In this study, we have combined three novel scientific endeavors. We conducted experimental investigations to describe the micellar solubilization of TG species in BS solutions. Additionally, we compiled databases from both literature and experimental sources concerning RL production during biosynthesis and RL application in the solubilization of various solubilizates. Utilizing these databases, we developed mathematical models that predict I. the composition of biosynthesized RLs based on biosynthesis parameters, and II. the efficiency of micellar solubilization considering the characteristics of RLs, the solubilizate, and the environmental conditions.

Our findings demonstrate that the characteristics of RLs, indicated by logPRL, can be successfully predicted from the descriptors of carbon and nitrogen sources, and the conditions of microbial species cultivation. Among the three RL production models, the Burkholderia sp. model showed the highest coefficient of determination, followed by the general and the Pseudomonas sp. models.

In all three models, descriptors of carbon and nitrogen sources emerged as the most significant factors influencing the composition of the produced RLs. Notably, the hydrophobicity of the carbon source (logPC) was identified as the most crucial parameter across the models. However, the influence of logPC on the characteristics of the produced BSs varied between the models.

The efficiency of micellar solubilization in RL solutions exhibited variations across different solubilizates, RL congeners, and pH conditions.

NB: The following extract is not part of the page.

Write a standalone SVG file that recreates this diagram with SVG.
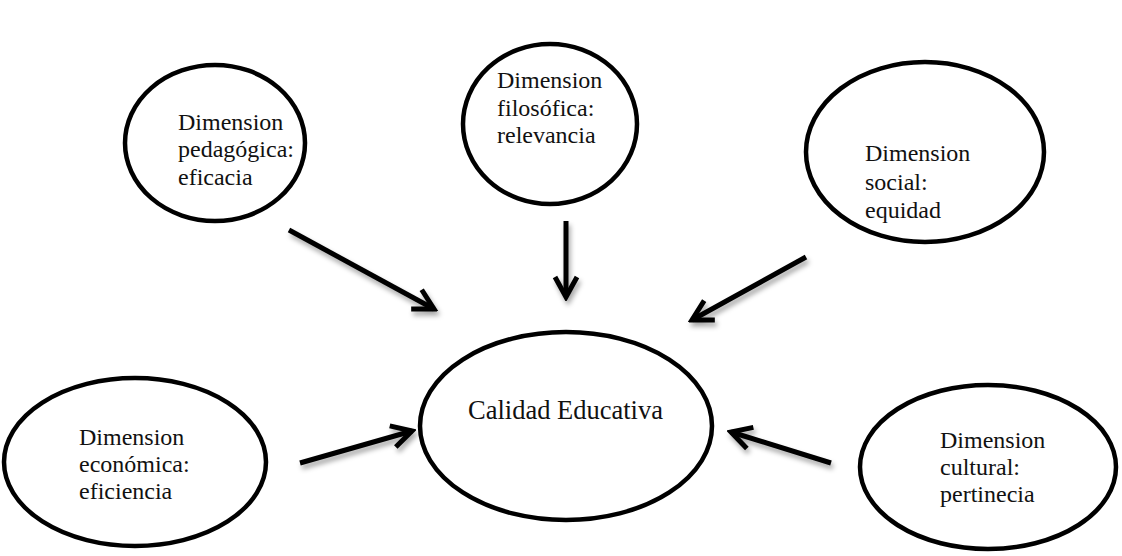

We observed a distinct trend of pH influence, specifically in solubilizations using monoRL, which was not observed for diRL. Interestingly, the solubilization efficiency in R90 was more akin to that in diRL, despite monoRL being predominant in its composition.

By integrating our new experimental data with previous research8 and a critical review of the latest literature, we have shown that the three most influential descriptors—MV and logP of solubilizate, as well as BS impurity—all had substantial effects on solubilization efficiency.

These models offer insights into how to cultivate microorganisms to produce BSs with specific solubilization properties. They can serve as computational guides in selecting the most suitable BS for solubilizing a desired substance in a formulation. For instance, in the context of environmentally friendly removal of contaminants from surfaces, one could first calculate the desired logP of a BS, providing required MSR range using the MSR calculator (SI, MSR calculator) along with possible environmental conditions. In the next step, using calculated logPBS, one could determine cultivation conditions required to produce the requested BS (SI, RL production calculator).

To the best of our knowledge, this approach represents the first comprehensive methodology for developing RL-BS tailored to specific solubilization needs.